Tip 1: Set your alarm half an hour earlier than you need to so you have plenty of time to beautify yourself.
Prise your eyes open, turn that fucker off, roll over and go straight back to sleep until you're woken by your child climbing into bed with you and farting horribly. Check time. You now have 25 minutes to shower, feed, wash and clothe your child, put your clothes on, scrub baked bean juice off a school jumper and dry it with your hairdryer, bully your child into cleaning their teeth and pack their bookbag before you have to leave the house. Congratulations.
Or hack randomly at your hair with nail scissors in front of the bathroom mirror whenever it starts to look particularly witch-like. Pluck eyebrows with one hand whilst making space station out of Lego with the other hand. Forget to dye hair, ever. Remove make-up at night only when not absolutely exhausted.
Tip 3: Own wardrobe full of timeless classic pieces in shades that all go together, so you have a sleek and coordinated outfit on hand every morning.
Apparently, some people (cough) just squeeze on whichever pair of jeans creates the least stomach overhang/has the least amount of kiddy snot trails up the leg and whichever top is clean and still fits, before nicking a pair of their husband's socks and swearily rooting through piles of shoes with worn out soles and heels that need replacing before desperately shoving on the same pair of boots that they wear every day; you know, the ones that have needed polishing for the past 3 months but you never quite get round to doing. If only you could find the shoe polish. Or the will to live. Or anything.
Tip 4: Wash your hair the night before so you don't have to do it in the morning.
Shit. Shit. When was the last time you washed your hair? Oh God, you could fry chips in it. 15 minutes to go. Wash it or don't wash it? If you don't wash it, you'll have an extra 5 minutes to do some make-up. Make-up or clean hair? Make-up wins. Remember tip from magazine to tie greasy hair back into stylish ponytail and do this. Hair does not look like stylish ponytail. Bits of hair sticking up all over the shop, with errant grey hairs poking out like OAP pubes due to failure to adhere to tip 2.
Tip 5: A little natural make-up makes all the difference.
Break off from poking bits of solidified Weetabix down the plughole to throw make-up in the rough direction of your face. Apply eyeliner and mascara to one eye, then get distracted by child climbing onto the windowsill naked and waving at John From Nextdoor. Forget about other eye. This is OK: You were completely going for the Clockwork Orange look.
Tip 6: Organisation will see you through.

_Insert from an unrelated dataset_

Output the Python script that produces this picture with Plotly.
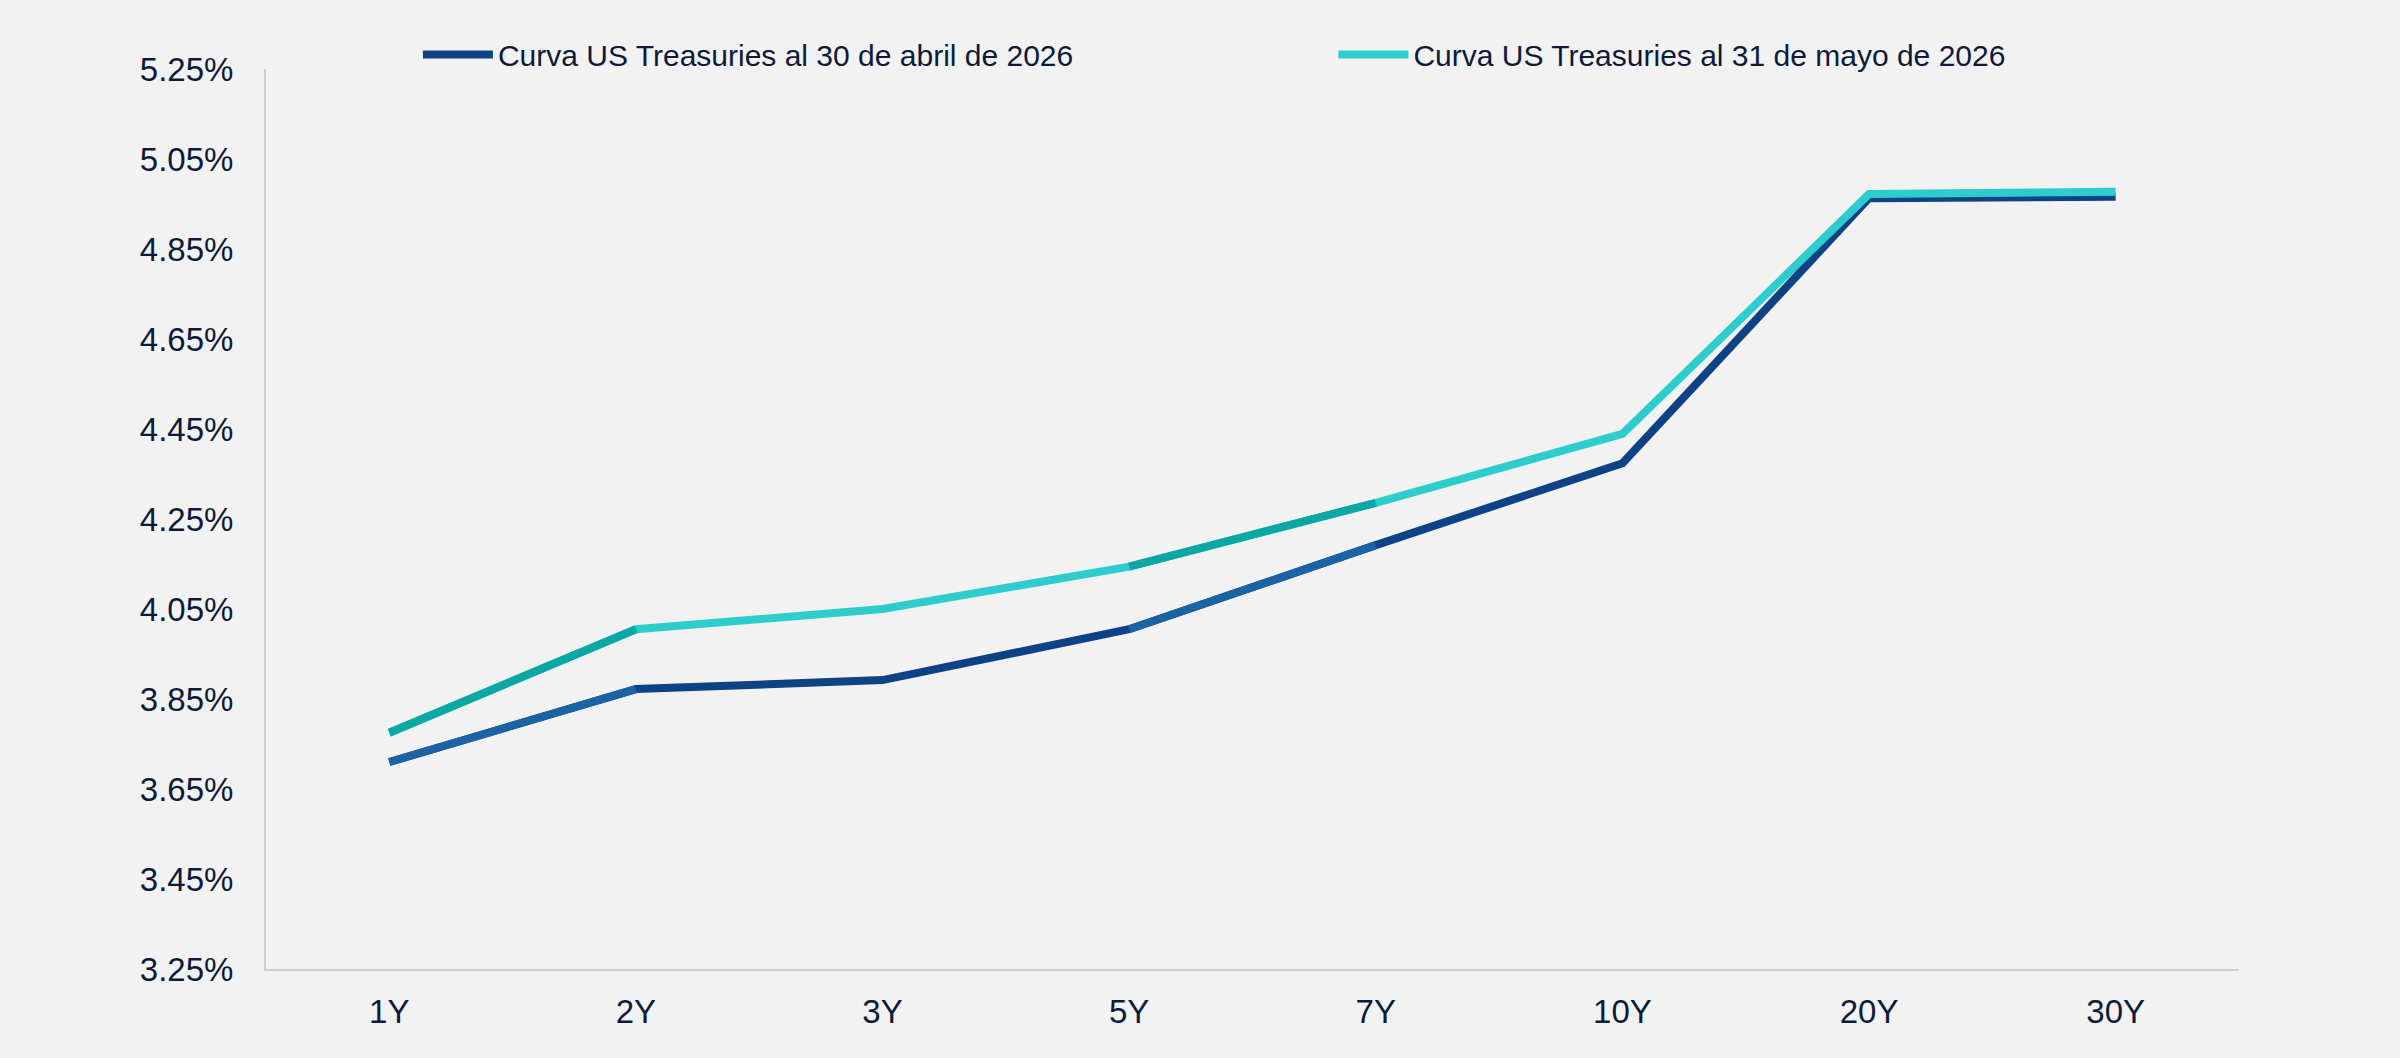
import plotly.graph_objects as go

tenors = ["1Y", "2Y", "3Y", "5Y", "7Y", "10Y", "20Y", "30Y"]
abril = [3.71, 3.872, 3.892, 4.005, 4.192, 4.374, 4.963, 4.966]
mayo = [3.775, 4.005, 4.05, 4.144, 4.286, 4.439, 4.972, 4.977]
name_abril = "Curva US Treasuries al 30 de abril de 2026"
name_mayo = "Curva US Treasuries al 31 de mayo de 2026"
y_ticks = [3.25, 3.45, 3.65, 3.85, 4.05, 4.25, 4.45, 4.65, 4.85, 5.05, 5.25]

NAVY = "#0d4384"
NAVY_HI = "#1c63a6"
TEAL = "#2ecdcd"
TEAL_HI = "#0aa7a4"
# per-segment colours (segment i joins point i and i+1)
abril_seg_colors = [NAVY_HI, NAVY, NAVY, NAVY_HI, NAVY, NAVY, NAVY]
mayo_seg_colors = [TEAL_HI, TEAL, TEAL, TEAL_HI, TEAL, TEAL, TEAL]
TEXT = "#0c1a3c"
LW = 8

fig = go.Figure()


def add_series(vals, seg_colors, base, name, legend):
    fig.add_trace(go.Scatter(x=tenors, y=vals, mode="lines", name=name,
                             line=dict(color=base, width=LW), showlegend=True,
                             legend=legend, hoverinfo="skip"))
    for i, c in enumerate(seg_colors):
        if c != base:
            fig.add_trace(go.Scatter(x=tenors[i:i + 2], y=vals[i:i + 2], mode="lines",
                                     line=dict(color=c, width=LW), showlegend=False,
                                     hoverinfo="skip"))


add_series(abril, abril_seg_colors, NAVY, name_abril, "legend")
add_series(mayo, mayo_seg_colors, TEAL, name_mayo, "legend2")

leg_common = dict(orientation="h", y=1.016, xanchor="left", yanchor="middle",
                  font=dict(size=30, color=TEXT), bgcolor="rgba(0,0,0,0)",
                  itemwidth=70)

fig.update_layout(
    width=2400, height=1058,
    margin=dict(l=266, r=161, t=69, b=89, autoexpand=False),
    paper_bgcolor="#f2f2f2", plot_bgcolor="#f2f2f2",
    font=dict(family="Liberation Sans, Arial, sans-serif", color=TEXT, size=33),
    showlegend=True,
    legend=dict(x=0.077, **leg_common),
    legend2=dict(x=0.541, **leg_common),
    xaxis=dict(type="category", range=[-0.5, len(tenors) - 0.5], showgrid=False,
               zeroline=False, showline=True,
               linecolor="#d0d0d0", linewidth=2, ticks="", ticklabelstandoff=12,
               tickfont=dict(size=33, color=TEXT), fixedrange=True),
    yaxis=dict(range=[3.25, 5.25], tickvals=y_ticks,
               ticktext=[f"{v:.2f}%" for v in y_ticks], showgrid=False, zeroline=False,
               showline=True, linecolor="#d0d0d0", linewidth=2, ticks="",
               ticklabelstandoff=24, tickfont=dict(size=33, color=TEXT), fixedrange=True),
)

fig.write_html("out.html")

There's 4 minutes to go before you have to leave the house. Your child has stopped getting dressed after putting one sock half on and nothing else and has decided to take a long, languorous poo. ("NO YOU CANNOT HAVE A BLOODY MAGAZINE.") You've forgotten to do their reading book, so are frantically waving Biff and Chip's latest adventures in front of their face as they crimp off a turd the size of Bolivia, and the zip on your last pair of jeans has broken. God knows where their water bottle is. At least you don't have to make packed lunches due to making them have school dinners (which you convinced yourself would give you an extra 15 minutes of sanity every morning). Speaking of which, you check your purse hopefully to see if any money has magically materialised in it since yesterday so you can pay your outstanding dinner money debt off.

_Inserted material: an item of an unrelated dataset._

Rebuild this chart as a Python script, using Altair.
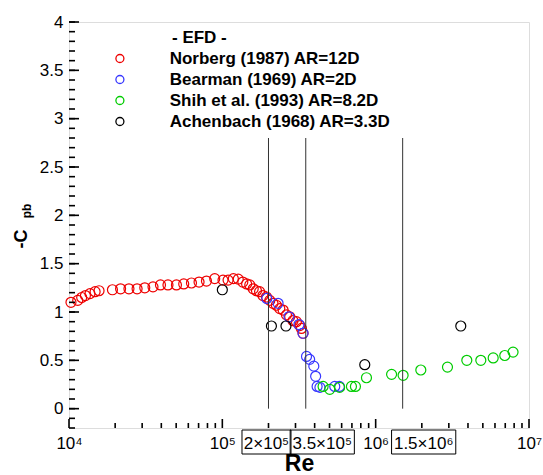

Tip 7: Own a stylish coat.
Aha! It doesn't matter what miscellaneous crap you're wearing - you can hide it all under your lovingly purchased long and stylish coat. Up yours, yummy mummies.

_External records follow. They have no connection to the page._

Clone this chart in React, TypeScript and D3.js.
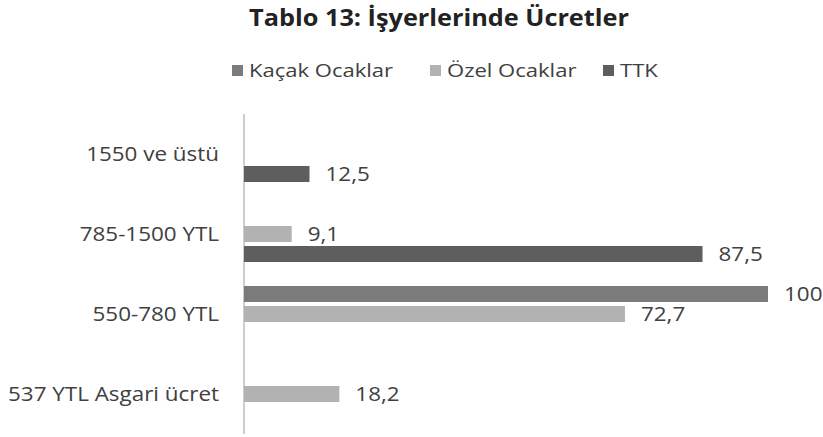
import React from "react";
import { scaleBand, scaleLinear } from "d3";

const categories = ["1550 ve üstü", "785-1500 YTL", "550-780 YTL", "537 YTL Asgari ücret"];
const seriesNames = ["Kaçak Ocaklar", "Özel Ocaklar", "TTK"];
const kacakOcaklar = [0, 0, 100, 0];
const ozelOcaklar = [0, 9.1, 72.7, 18.2];
const ttk = [12.5, 87.5, 0, 0];
const seriesColors = ["#7b7b7b", "#b2b2b2", "#5e5e5e"];

const W = 823;
const H = 437;
const font = "'Open Sans', Lato, sans-serif";

function fmt(v: number) {
  return String(v).replace(".", ",");
}

// the source image is a bit wider than tall, so text glyphs get a small horizontal stretch
function WideText({ x, y, sx, children, ...rest }: any) {
  return (
    <g transform={`translate(${x},${y}) scale(${sx},1)`}>
      <text {...rest}>{children}</text>
    </g>
  );
}

export default function App() {
  const values = [kacakOcaklar, ozelOcaklar, ttk];
  const y = scaleBand().domain(categories).range([114, 434]);
  const inner = scaleBand()
    .domain(seriesNames)
    .range([10, 70])
    .paddingInner(0.2)
    .paddingOuter(0.1);
  const x = scaleLinear().domain([0, 100]).range([244, 768]);

  const legendX = [232, 430, 603];

  return (
    <svg
      width={W}
      height={H}
      style={{ position: "absolute", left: 0, top: 0, background: "#fff" }}
      fontFamily={font}
    >
      <WideText x={439} y={26} sx={1.1} textAnchor="middle" fontSize={23} fontWeight="bold" fill="#222">
        Tablo 13: İşyerlerinde Ücretler
      </WideText>

      {seriesNames.map((s, i) => (
        <g key={s} transform={`translate(${legendX[i]},0)`}>
          <rect x={0} y={65} width={11} height={11} fill={seriesColors[i]} />
          <WideText x={17} y={77} sx={1.16} fontSize={19} fill="#404040">
            {s}
          </WideText>
        </g>
      ))}

      <line x1={x(0)} x2={x(0)} y1={114} y2={434} stroke="#bdbdbd" strokeWidth={1.5} />

      {categories.map((c) => (
        <WideText
          key={c}
          x={219}
          y={(y(c) ?? 0) + y.bandwidth() / 2}
          sx={1.15}
          dy="0.35em"
          textAnchor="end"
          fontSize={19.5}
          fill="#404040"
        >
          {c}
        </WideText>
      ))}

      {seriesNames.map((s, si) =>
        categories.map((c, ci) => {
          const v = values[si][ci];
          if (!v) return null;
          const by = (y(c) ?? 0) + (inner(s) ?? 0);
          return (
            <g key={s + c}>
              <rect
                x={x(0)}
                y={by}
                width={x(v) - x(0)}
                height={inner.bandwidth()}
                fill={seriesColors[si]}
              />
              <WideText
                x={x(v) + 16}
                y={by + inner.bandwidth() / 2}
                sx={1.15}
                dy="0.35em"
                fontSize={19.5}
                fill="#404040"
              >
                {fmt(v)}
              </WideText>
            </g>
          );
        })
      )}
    </svg>
  );
}
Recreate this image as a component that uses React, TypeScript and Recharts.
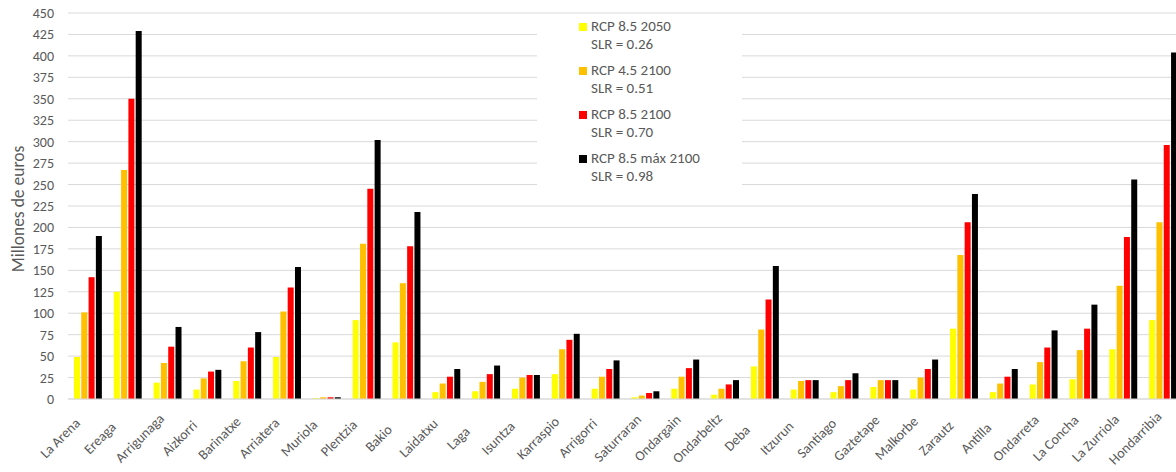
import { BarChart, Bar, XAxis, YAxis, CartesianGrid, Legend } from 'recharts';

const playas = [
  'La Arena', 'Ereaga', 'Arrigunaga', 'Aizkorri', 'Barinatxe', 'Arriatera', 'Muriola',
  'Plentzia', 'Bakio', 'Laidatxu', 'Laga', 'Isuntza', 'Karraspio', 'Arrigorri',
  'Saturraran', 'Ondargain', 'Ondarbeltz', 'Deba', 'Itzurun', 'Santiago', 'Gaztetape',
  'Malkorbe', 'Zarautz', 'Antilla', 'Ondarreta', 'La Concha', 'La Zurriola', 'Hondarribia',
];

// Millones de euros por escenario
const rcp85_2050 = [49, 125, 19, 11, 21, 49, 1, 92, 66, 8, 9, 12, 29, 12, 2, 12, 5, 38, 11, 8, 14, 11, 82, 8, 17, 23, 58, 92];
const rcp45_2100 = [101, 267, 42, 24, 44, 102, 2, 181, 135, 18, 20, 25, 58, 26, 4, 26, 12, 81, 21, 15, 22, 25, 168, 18, 43, 57, 132, 206];
const rcp85_2100 = [142, 350, 61, 32, 60, 130, 2, 245, 178, 26, 29, 28, 69, 35, 7, 36, 17, 116, 22, 22, 22, 35, 206, 26, 60, 82, 189, 296];
const rcp85max_2100 = [190, 429, 84, 34, 78, 154, 2, 302, 218, 35, 39, 28, 76, 45, 9, 46, 22, 155, 22, 30, 22, 46, 239, 35, 80, 110, 256, 404];

const series = [
  { key: 'a', name: 'RCP 8.5 2050', slr: 'SLR = 0.26', color: '#FFFF00', values: rcp85_2050 },
  { key: 'b', name: 'RCP 4.5 2100', slr: 'SLR = 0.51', color: '#FFC000', values: rcp45_2100 },
  { key: 'c', name: 'RCP 8.5 2100', slr: 'SLR = 0.70', color: '#FF0000', values: rcp85_2100 },
  { key: 'd', name: 'RCP 8.5 máx 2100', slr: 'SLR = 0.98', color: '#000000', values: rcp85max_2100 },
];

const yTicks = [0, 25, 50, 75, 100, 125, 150, 175, 200, 225, 250, 275, 300, 325, 350, 375, 400, 425, 450];

const data = playas.map((p, i) => {
  const row: Record<string, string | number> = { playa: p };
  series.forEach(s => { row[s.key] = s.values[i]; });
  return row;
});

const FONT = 'Calibri, Carlito, Lato, sans-serif';
const TEXT = '#595959';

// rotated label, centred on a point below-left of the category
function XTick({ x, y, payload }: any) {
  return (
    <g transform={`translate(${x - 24.5},${y + 40.5})`}>
      <text x={0} y={0} textAnchor="middle" transform="rotate(-45)" fill={TEXT} fontSize={14} fontFamily={FONT}>
        {payload.value}
      </text>
    </g>
  );
}

function YLabel() {
  return (
    <text x={24} y={209} transform="rotate(-90 24 209)" textAnchor="middle" fill={TEXT} fontSize={17.5} fontFamily={FONT}>
      Millones de euros
    </text>
  );
}

function LegendBox() {
  return (
    <div style={{ background: '#fff', width: 205, height: 172, paddingLeft: 42, paddingTop: 0, boxSizing: 'border-box' }}>
      {series.map(s => (
        <div key={s.key} style={{ height: 44, display: 'flex', alignItems: 'flex-start' }}>
          <div style={{ width: 8, height: 8, background: s.color, marginTop: 5, marginRight: 4, flex: 'none' }} />
          <div style={{ fontFamily: FONT, fontSize: 15, color: TEXT, lineHeight: '17.6px', whiteSpace: 'nowrap' }}>
            <div>{s.name}</div>
            <div>{s.slr}</div>
          </div>
        </div>
      ))}
    </div>
  );
}

export default function App() {
  return (
    <div style={{ position: 'absolute', left: 0, top: 0, width: 1176, height: 472, overflow: 'hidden', background: '#fff' }}>
      <BarChart
        width={1183}
        height={472}
        data={data}
        margin={{ top: 13, right: 0, bottom: 0, left: 0 }}
        barCategoryGap="15%"
        barGap={1.3}
      >
        <CartesianGrid vertical={false} stroke="#D9D9D9" />
        <XAxis
          dataKey="playa"
          interval={0}
          height={73}
          tickLine={false}
          axisLine={{ stroke: '#D9D9D9' }}
          tickSize={0}
          tick={<XTick />}
        />
        <YAxis
          width={68}
          domain={[0, 450]}
          ticks={yTicks}
          interval={0}
          tickLine={false}
          axisLine={false}
          tickSize={0}
          tickMargin={14}
          tick={{ fill: TEXT, fontSize: 14, fontFamily: FONT }}
          label={<YLabel />}
        />
        <Legend
          layout="vertical"
          align="center"
          verticalAlign="middle"
          content={<LegendBox />}
          wrapperStyle={{ left: 537, top: 18, width: 205, height: 172 }}
        />
        {series.map(s => (
          <Bar key={s.key} dataKey={s.key} name={s.name} fill={s.color} isAnimationActive={false} />
        ))}
      </BarChart>
    </div>
  );
}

Button pings off of stylish coat. Put on disgusting Karrimor anorak instead. Fuck it.
Tip 8: Leave the house a few minutes before you have to so that you arrive at school feeling fresh and relaxed.
Leave house five minutes late at a gallop. Slow to odd frog-like gait as your child has chosen this morning to develop mild OCD and is engaged in some weird sort of paving stone avoidance technique. Battle heroically onwards even though they're having histrionics because if they step on a nick they'll marry a brick and a beetle will come to their wedding. Step in dog poo. Arrive in playground toting a distraught child, looking as though you've been dressed by a vindictive care assistant and smelling a bit foisty. It's probably the dog poo that you just stepped in. Then again, it could be your festering, unwashed hair. Welcome to the glamour of motherhood.